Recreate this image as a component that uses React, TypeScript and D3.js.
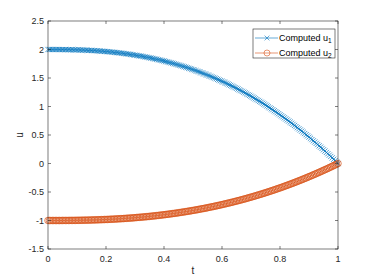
import React from 'react';
import * as d3 from 'd3';

// sample grid: t = 0, 0.005, ..., 1
const tValues = d3.range(201).map(i => i / 200);

const u1Values = [
  2.000, 2.000, 2.000, 2.000, 2.000, 2.000, 2.000, 2.000, 1.999, 1.999,
  1.999, 1.999, 1.998, 1.998, 1.997, 1.997, 1.996, 1.996, 1.995, 1.994,
  1.994, 1.993, 1.992, 1.991, 1.990, 1.989, 1.988, 1.987, 1.985, 1.984,
  1.983, 1.981, 1.980, 1.978, 1.976, 1.974, 1.973, 1.971, 1.969, 1.966,
  1.964, 1.962, 1.960, 1.957, 1.955, 1.952, 1.949, 1.946, 1.944, 1.941,
  1.938, 1.934, 1.931, 1.928, 1.924, 1.921, 1.917, 1.913, 1.909, 1.905,
  1.901, 1.897, 1.893, 1.889, 1.884, 1.880, 1.875, 1.870, 1.865, 1.860,
  1.855, 1.850, 1.844, 1.839, 1.833, 1.828, 1.822, 1.816, 1.810, 1.804,
  1.798, 1.791, 1.785, 1.778, 1.771, 1.765, 1.758, 1.750, 1.743, 1.736,
  1.728, 1.721, 1.713, 1.705, 1.697, 1.689, 1.681, 1.672, 1.664, 1.655,
  1.646, 1.638, 1.629, 1.619, 1.610, 1.601, 1.591, 1.581, 1.571, 1.561,
  1.551, 1.541, 1.531, 1.520, 1.509, 1.499, 1.488, 1.476, 1.465, 1.454,
  1.442, 1.431, 1.419, 1.407, 1.395, 1.382, 1.370, 1.357, 1.345, 1.332,
  1.319, 1.306, 1.292, 1.279, 1.265, 1.251, 1.237, 1.223, 1.209, 1.195,
  1.180, 1.165, 1.150, 1.135, 1.120, 1.105, 1.089, 1.074, 1.058, 1.042,
  1.026, 1.009, 0.993, 0.976, 0.959, 0.943, 0.925, 0.908, 0.891, 0.873,
  0.855, 0.837, 0.819, 0.801, 0.782, 0.764, 0.745, 0.726, 0.707, 0.687,
  0.668, 0.648, 0.628, 0.608, 0.588, 0.568, 0.547, 0.526, 0.505, 0.484,
  0.463, 0.442, 0.420, 0.398, 0.376, 0.354, 0.332, 0.309, 0.287, 0.264,
  0.241, 0.218, 0.194, 0.171, 0.147, 0.123, 0.099, 0.074, 0.050, 0.025,
  0.000,
];

const u2Values = [
  -1.000, -1.000, -1.000, -1.000, -1.000, -1.000, -1.000, -1.000, -1.000, -1.000,
  -0.999, -0.999, -0.999, -0.999, -0.999, -0.998, -0.998, -0.998, -0.998, -0.997,
  -0.997, -0.996, -0.996, -0.995, -0.995, -0.994, -0.994, -0.993, -0.993, -0.992,
  -0.991, -0.990, -0.990, -0.989, -0.988, -0.987, -0.986, -0.985, -0.984, -0.983,
  -0.982, -0.981, -0.980, -0.978, -0.977, -0.976, -0.975, -0.973, -0.972, -0.970,
  -0.969, -0.967, -0.966, -0.964, -0.962, -0.960, -0.958, -0.957, -0.955, -0.953,
  -0.951, -0.948, -0.946, -0.944, -0.942, -0.940, -0.937, -0.935, -0.933, -0.930,
  -0.928, -0.925, -0.922, -0.920, -0.917, -0.914, -0.911, -0.908, -0.905, -0.902,
  -0.899, -0.896, -0.892, -0.889, -0.886, -0.882, -0.879, -0.875, -0.872, -0.868,
  -0.864, -0.860, -0.856, -0.853, -0.848, -0.845, -0.840, -0.836, -0.832, -0.828,
  -0.823, -0.819, -0.814, -0.810, -0.805, -0.800, -0.795, -0.791, -0.786, -0.781,
  -0.776, -0.770, -0.765, -0.760, -0.755, -0.749, -0.744, -0.738, -0.733, -0.727,
  -0.721, -0.715, -0.709, -0.703, -0.697, -0.691, -0.685, -0.679, -0.672, -0.666,
  -0.659, -0.653, -0.646, -0.640, -0.632, -0.626, -0.619, -0.612, -0.604, -0.597,
  -0.590, -0.583, -0.575, -0.568, -0.560, -0.552, -0.545, -0.537, -0.529, -0.521,
  -0.513, -0.505, -0.496, -0.488, -0.480, -0.471, -0.463, -0.454, -0.445, -0.436,
  -0.428, -0.419, -0.410, -0.400, -0.391, -0.382, -0.372, -0.363, -0.353, -0.344,
  -0.334, -0.324, -0.314, -0.304, -0.294, -0.284, -0.273, -0.263, -0.253, -0.242,
  -0.231, -0.221, -0.210, -0.199, -0.188, -0.177, -0.166, -0.155, -0.143, -0.132,
  -0.120, -0.109, -0.097, -0.086, -0.073, -0.062, -0.049, -0.037, -0.025, -0.013,
  0.000,
];

const xTicks = [0, 0.2, 0.4, 0.6, 0.8, 1];
const yTicks = [-1.5, -1, -0.5, 0, 0.5, 1, 1.5, 2, 2.5];

const BLUE = '#0072BD';
const ORANGE = '#D95319';
const AXIS = '#262626';
const FONT = '"Liberation Sans", Arial, Helvetica, sans-serif';

const W = 374;
const H = 280;
const margin = { top: 21, right: 36, bottom: 31, left: 48 };

export default function App() {
  const x = d3.scaleLinear().domain([0, 1]).range([margin.left, W - margin.right]);
  const y = d3.scaleLinear().domain([-1.5, 2.5]).range([H - margin.bottom, margin.top]);

  const line = d3.line<number>()
    .x((_, i) => x(tValues[i]))
    .y(d => y(d));

  const x0 = x(0), x1 = x(1), y0 = y(-1.5), y1 = y(2.5);
  const tickLen = 3;
  const fmt = (v: number) => String(v);

  const crossPath = (cx: number, cy: number, r: number) =>
    `M${cx - r},${cy - r}L${cx + r},${cy + r}M${cx - r},${cy + r}L${cx + r},${cy - r}`;

  const legend = { x: 253, y: 29, w: 82, h: 29 };

  return (
    <svg width={W} height={H} style={{ position: 'absolute', left: 0, top: 0, background: '#fff' }}>
      <rect x={0} y={0} width={W} height={H} fill="#fff" />

      {/* series 1 */}
      <path d={line(u1Values) ?? ''} fill="none" stroke={BLUE} strokeWidth={0.6} />
      <g stroke={BLUE} strokeWidth={0.7} fill="none">
        {u1Values.map((v, i) => (
          <path key={i} d={crossPath(x(tValues[i]), y(v), 2.6)} />
        ))}
      </g>

      {/* series 2 */}
      <path d={line(u2Values) ?? ''} fill="none" stroke={ORANGE} strokeWidth={0.6} />
      <g stroke={ORANGE} strokeWidth={0.7} fill="none">
        {u2Values.map((v, i) => (
          <circle key={i} cx={x(tValues[i])} cy={y(v)} r={3.3} />
        ))}
      </g>

      {/* axes box */}
      <rect x={x0} y={y1} width={x1 - x0} height={y0 - y1} fill="none" stroke={AXIS} strokeWidth={0.6} />

      {xTicks.map(t => (
        <g key={'x' + t}>
          <line x1={x(t)} x2={x(t)} y1={y0} y2={y0 - tickLen} stroke={AXIS} strokeWidth={0.6} />
          <line x1={x(t)} x2={x(t)} y1={y1} y2={y1 + tickLen} stroke={AXIS} strokeWidth={0.6} />
          <text x={x(t)} y={y0 + 13} textAnchor="middle" fontFamily={FONT} fontSize={9} fill={AXIS}>
            {fmt(t)}
          </text>
        </g>
      ))}

      {yTicks.map(v => (
        <g key={'y' + v}>
          <line x1={x0} x2={x0 + tickLen} y1={y(v)} y2={y(v)} stroke={AXIS} strokeWidth={0.6} />
          <line x1={x1} x2={x1 - tickLen} y1={y(v)} y2={y(v)} stroke={AXIS} strokeWidth={0.6} />
          <text x={x0 - 4} y={y(v) + 3} textAnchor="end" fontFamily={FONT} fontSize={9} fill={AXIS}>
            {fmt(v)}
          </text>
        </g>
      ))}

      <text x={(x0 + x1) / 2} y={y0 + 25} textAnchor="middle" fontFamily={FONT} fontSize={10} fill={AXIS}>t</text>
      <text transform={`translate(23,${(y0 + y1) / 2}) rotate(-90)`} textAnchor="middle"
        fontFamily={FONT} fontSize={10} fill={AXIS}>u</text>

      {/* legend */}
      <rect x={legend.x} y={legend.y} width={legend.w} height={legend.h} fill="#fff" stroke={AXIS} strokeWidth={0.6} />
      <g>
        <line x1={legend.x + 2} x2={legend.x + 25} y1={legend.y + 9} y2={legend.y + 9} stroke={BLUE} strokeWidth={0.6} />
        <path d={crossPath(legend.x + 14, legend.y + 9, 2.4)} stroke={BLUE} strokeWidth={0.6} fill="none" />
        <text x={legend.x + 26} y={legend.y + 12} fontFamily={FONT} fontSize={9} fill="#000">
          Computed u<tspan fontSize={6.5} dy={2}>1</tspan>
        </text>
        <line x1={legend.x + 2} x2={legend.x + 25} y1={legend.y + 24} y2={legend.y + 24} stroke={ORANGE} strokeWidth={0.6} />
        <circle cx={legend.x + 14} cy={legend.y + 24} r={3} stroke={ORANGE} strokeWidth={0.6} fill="none" />
        <text x={legend.x + 26} y={legend.y + 27} fontFamily={FONT} fontSize={9} fill="#000">
          Computed u<tspan fontSize={6.5} dy={2}>2</tspan>
        </text>
      </g>
    </svg>
  );
}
_ _ _ _ _ _ _
WORK INSTRUCTIONS: Output exactly the span of lines from the top of the listing through the line holding "const tValues = d3.range(201).map(i", and leave every picture out.

ANSWER TO THE EXERCISE:
Recreate this image as a component that uses React, TypeScript and D3.js.
import React from 'react';
import * as d3 from 'd3';

// sample grid: t = 0, 0.005, ..., 1
const tValues = d3.range(201).map(i => i / 200);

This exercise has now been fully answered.